Today we’re in Dr. Oakley’s clinic at the American Bald Eagle Foundation in Haines for a bandage change. Archer runs in with Hotch and shakes.
“Okay let’s get your weight,” Dr. Oakley said as she and Cody try to wrangle Archer onto a scale.
“He’s been eating a lot lately and he’s been a little less picky about it,” Cody laughs. In the beginning, he says they went through all kinds of dog food, trying to find something Archer would eat. He was too injured to have much of an appetite.
Archer is wiggling around in a cone and a t-shirt, so he cant pick at his bandages. He’s got a big doggy smile on his face. Hotch says the difference in his dog before and after tilapia treatment is like night and day.
“He’s been pretty energetic.” Hotch said. “He’s been wanting to play and run around.”
At first, Archer’s care was constant. These days, a bandage change is relatively quick. Dr. Oakley says that a human patient would still be in intensive care.

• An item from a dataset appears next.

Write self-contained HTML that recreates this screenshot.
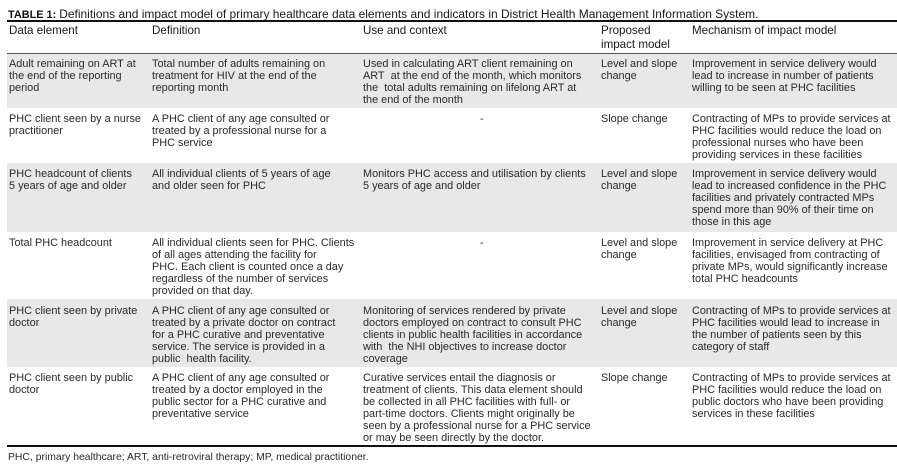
<!DOCTYPE html>
<html>
<head>
<meta charset="utf-8">
<style>
html,body{margin:0;padding:0;}
body{width:897px;height:476px;position:relative;overflow:hidden;background:#fff;
font-family:"Liberation Sans",Arial,sans-serif;font-size:10.9px;line-height:12px;color:#2a2a2a;}
.t{position:absolute;white-space:nowrap;}
.h{position:absolute;white-space:nowrap;font-size:11.6px;line-height:14px;color:#1a1a1a;}
.bg{position:absolute;left:7px;width:890px;background:#e8e8e8;}
.ln{position:absolute;left:7px;width:890px;}
</style>
</head>
<body>
<div class="t" style="left:8px;top:8px;color:#1a1a1a;"><b style="color:#111;">TABLE 1:</b> <span style="font-size:11.98px;">Definitions and impact model of primary healthcare data elements and indicators in District Health Management Information System.</span></div>
<div class="ln" style="top:20px;height:2px;background:#111;"></div>

<div class="h" style="left:9px;top:24px;">Data element</div>
<div class="h" style="left:152px;top:24px;">Definition</div>
<div class="h" style="left:363px;top:24px;">Use and context</div>
<div class="h" style="left:601px;top:24px;">Proposed<br>impact model</div>
<div class="h" style="left:692px;top:24px;">Mechanism of impact model</div>
<div class="ln" style="top:53px;height:1px;background:#555;"></div>

<div class="bg" style="top:54px;height:54px;"></div>
<div class="bg" style="top:163px;height:69px;"></div>
<div class="bg" style="top:299px;height:68px;"></div>

<!-- Row 1 -->
<div class="t" style="left:9px;top:58px;">Adult remaining on ART at<br>the end of the reporting<br>period</div>
<div class="t" style="left:152px;top:58px;">Total number of adults remaining on<br>treatment for HIV at the end of the<br>reporting month</div>
<div class="t" style="left:363px;top:58px;">Used in calculating ART client remaining on<br>ART&nbsp; at the end of the month, which monitors<br>the&nbsp; total adults remaining on lifelong ART at<br>the end of the month</div>
<div class="t" style="left:601px;top:58px;">Level and slope<br>change</div>
<div class="t" style="left:692px;top:58px;">Improvement in service delivery would<br>lead to increase in number of patients<br>willing to be seen at PHC facilities</div>

<!-- Row 2 -->
<div class="t" style="left:9px;top:113px;">PHC client seen by a nurse<br>practitioner</div>
<div class="t" style="left:152px;top:113px;">A PHC client of any age consulted or<br>treated by a professional nurse for a<br>PHC service</div>
<div class="t" style="left:480px;top:113px;">-</div>
<div class="t" style="left:601px;top:113px;">Slope change</div>
<div class="t" style="left:692px;top:113px;">Contracting of MPs to provide services at<br>PHC facilities would reduce the load on<br>professional nurses who have been<br>providing services in these facilities</div>

<!-- Row 3 -->
<div class="t" style="left:9px;top:168px;">PHC headcount of clients<br>5 years of age and older</div>
<div class="t" style="left:152px;top:168px;">All individual clients of 5 years of age<br>and older seen for PHC</div>
<div class="t" style="left:363px;top:168px;">Monitors PHC access and utilisation by clients<br>5 years of age and older</div>
<div class="t" style="left:601px;top:168px;">Level and slope<br>change</div>
<div class="t" style="left:692px;top:168px;">Improvement in service delivery would<br>lead to increased confidence in the PHC<br>facilities and privately contracted MPs<br>spend more than 90% of their time on<br>those in this age</div>

<!-- Row 4 -->
<div class="t" style="left:9px;top:237px;">Total PHC headcount</div>
<div class="t" style="left:152px;top:237px;">All individual clients seen for PHC. Clients<br>of all ages attending the facility for<br>PHC. Each client is counted once a day<br>regardless of the number of services<br>provided on that day.</div>
<div class="t" style="left:480px;top:237px;">-</div>
<div class="t" style="left:601px;top:237px;">Level and slope<br>change</div>
<div class="t" style="left:692px;top:237px;">Improvement in service delivery at PHC<br>facilities, envisaged from contracting of<br>private MPs, would significantly increase<br>total PHC headcounts</div>

<!-- Row 5 -->
<div class="t" style="left:9px;top:305px;">PHC client seen by private<br>doctor</div>
<div class="t" style="left:152px;top:305px;">A PHC client of any age consulted or<br>treated by a private doctor on contract<br>for a PHC curative and preventative<br>service. The service is provided in a<br>public&nbsp; health facility.</div>
<div class="t" style="left:363px;top:305px;">Monitoring of services rendered by private<br>doctors employed on contract to consult PHC<br>clients in public health facilities in accordance<br>with&nbsp; the NHI objectives to increase doctor<br>coverage</div>
<div class="t" style="left:601px;top:305px;">Level and slope<br>change</div>
<div class="t" style="left:692px;top:305px;">Contracting of MPs to provide services at<br>PHC facilities would lead to increase in<br>the number of patients seen by this<br>category of staff</div>

<!-- Row 6 -->
<div class="t" style="left:9px;top:372px;">PHC client seen by public<br>doctor</div>
<div class="t" style="left:152px;top:372px;">A PHC client of any age consulted or<br>treated by a doctor employed in the<br>public sector for a PHC curative and<br>preventative service</div>
<div class="t" style="left:363px;top:372px;">Curative services entail the diagnosis or<br>treatment of clients. This data element should<br>be collected in all PHC facilities with full- or<br>part-time doctors. Clients might originally be<br>seen by a professional nurse for a PHC service<br>or may be seen directly by the doctor.</div>
<div class="t" style="left:601px;top:372px;">Slope change</div>
<div class="t" style="left:692px;top:372px;">Contracting of MPs to provide services at<br>PHC facilities would reduce the load on<br>public doctors who have been providing<br>services in these facilities</div>

<div class="ln" style="top:445px;height:2px;background:#111;"></div>
<div class="t" style="left:8px;top:452px;font-size:10.4px;">PHC, primary healthcare; ART, anti-retroviral therapy; MP, medical practitioner.</div>
</body>
</html>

“Once we put the tilapia on and changed it, the improvement was just incredible. His head just started being completely covered, hair started growing through. We’re still fighting this spot on his flanks, but it’s just amazing,” she said.
Dr. Oakley and her assistant Nicole Holm clean the wound, then use a series of treatments: healing lasers, a pain reliever cream called awesome sauce, and electromagnetic therapy. Finally, they kind of mummify him in bandages.

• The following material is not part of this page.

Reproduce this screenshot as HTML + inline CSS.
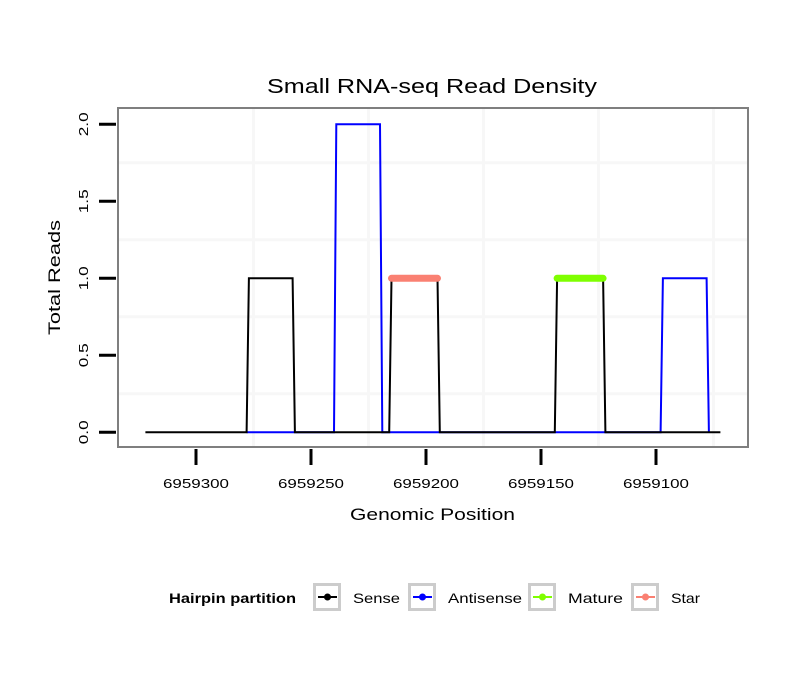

Infection was a huge risk while so much of Archer’s body was an open sore, but now he’s healed enough to be out of the woods. He’s out of his homemade intensive care unit and able to go out out with Hotch again.
“Yeah, it’s pretty wild. It’s just nice to see him being more himself now. He wants to have fun, run around go play outside or something,” Hotch said.
Archer’s a little groggy after anaesthesia, but he scarfs a few treats and scrambles off the operating table. He follows Hotch out the door and into the snow.